TO DO:
Leave out the pictures, then reproduce the rest of the material exactly.

>> START DATASET EXTRACT

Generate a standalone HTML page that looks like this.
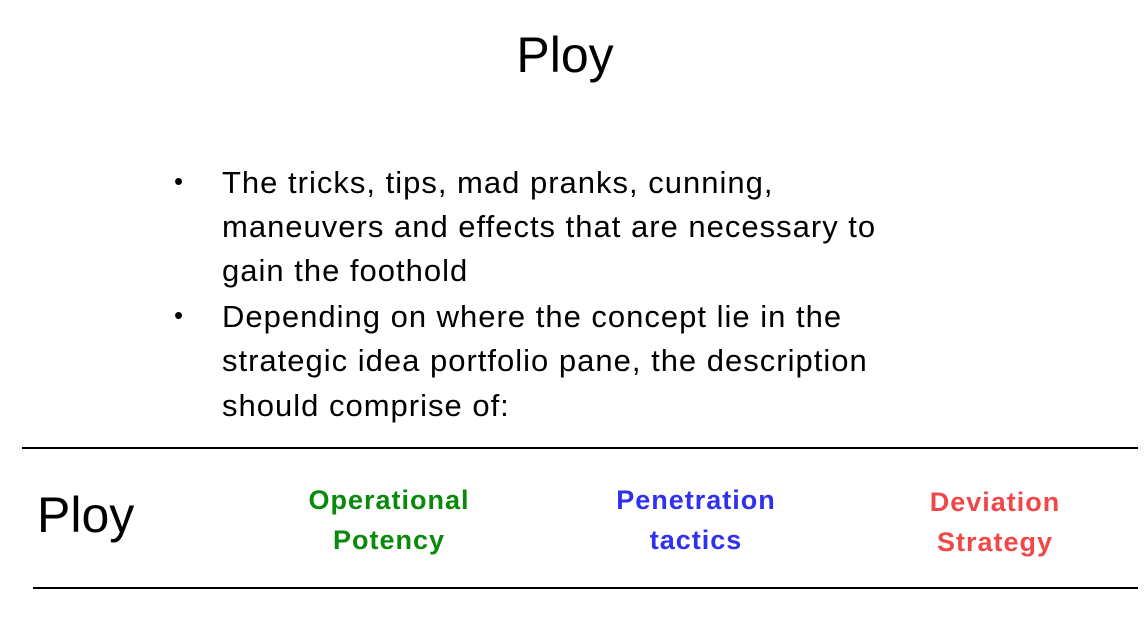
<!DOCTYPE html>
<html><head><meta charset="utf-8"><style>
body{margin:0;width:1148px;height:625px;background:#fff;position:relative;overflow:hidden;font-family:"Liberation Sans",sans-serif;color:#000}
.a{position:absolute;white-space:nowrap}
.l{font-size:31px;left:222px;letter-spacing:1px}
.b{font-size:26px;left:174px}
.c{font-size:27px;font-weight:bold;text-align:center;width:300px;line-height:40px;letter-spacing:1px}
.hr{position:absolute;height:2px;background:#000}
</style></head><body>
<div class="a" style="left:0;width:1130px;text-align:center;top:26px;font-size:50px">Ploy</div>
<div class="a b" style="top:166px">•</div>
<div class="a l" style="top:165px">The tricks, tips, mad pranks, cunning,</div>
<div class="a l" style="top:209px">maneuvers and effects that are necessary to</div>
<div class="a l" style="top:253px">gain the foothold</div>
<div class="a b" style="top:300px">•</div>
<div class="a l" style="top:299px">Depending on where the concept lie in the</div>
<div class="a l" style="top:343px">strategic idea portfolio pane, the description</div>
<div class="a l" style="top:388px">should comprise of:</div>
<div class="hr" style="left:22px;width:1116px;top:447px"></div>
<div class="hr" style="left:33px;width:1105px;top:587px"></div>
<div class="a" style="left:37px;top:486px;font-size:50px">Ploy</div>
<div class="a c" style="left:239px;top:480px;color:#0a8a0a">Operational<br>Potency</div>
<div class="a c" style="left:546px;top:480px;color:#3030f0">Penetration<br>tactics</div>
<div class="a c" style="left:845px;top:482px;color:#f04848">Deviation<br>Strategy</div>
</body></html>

>> END DATASET EXTRACT

WRITTEN SOLUTION:
Generate a standalone HTML page that looks like this.
<!DOCTYPE html>
<html><head><meta charset="utf-8"><style>
body{margin:0;width:1148px;height:625px;background:#fff;position:relative;overflow:hidden;font-family:"Liberation Sans",sans-serif;color:#000}
.a{position:absolute;white-space:nowrap}
.l{font-size:31px;left:222px;letter-spacing:1px}
.b{font-size:26px;left:174px}
.c{font-size:27px;font-weight:bold;text-align:center;width:300px;line-height:40px;letter-spacing:1px}
.hr{position:absolute;height:2px;background:#000}
</style></head><body>
<div class="a" style="left:0;width:1130px;text-align:center;top:26px;font-size:50px">Ploy</div>
<div class="a b" style="top:166px">•</div>
<div class="a l" style="top:165px">The tricks, tips, mad pranks, cunning,</div>
<div class="a l" style="top:209px">maneuvers and effects that are necessary to</div>
<div class="a l" style="top:253px">gain the foothold</div>
<div class="a b" style="top:300px">•</div>
<div class="a l" style="top:299px">Depending on where the concept lie in the</div>
<div class="a l" style="top:343px">strategic idea portfolio pane, the description</div>
<div class="a l" style="top:388px">should comprise of:</div>
<div class="hr" style="left:22px;width:1116px;top:447px"></div>
<div class="hr" style="left:33px;width:1105px;top:587px"></div>
<div class="a" style="left:37px;top:486px;font-size:50px">Ploy</div>
<div class="a c" style="left:239px;top:480px;color:#0a8a0a">Operational<br>Potency</div>
<div class="a c" style="left:546px;top:480px;color:#3030f0">Penetration<br>tactics</div>
<div class="a c" style="left:845px;top:482px;color:#f04848">Deviation<br>Strategy</div>
</body></html>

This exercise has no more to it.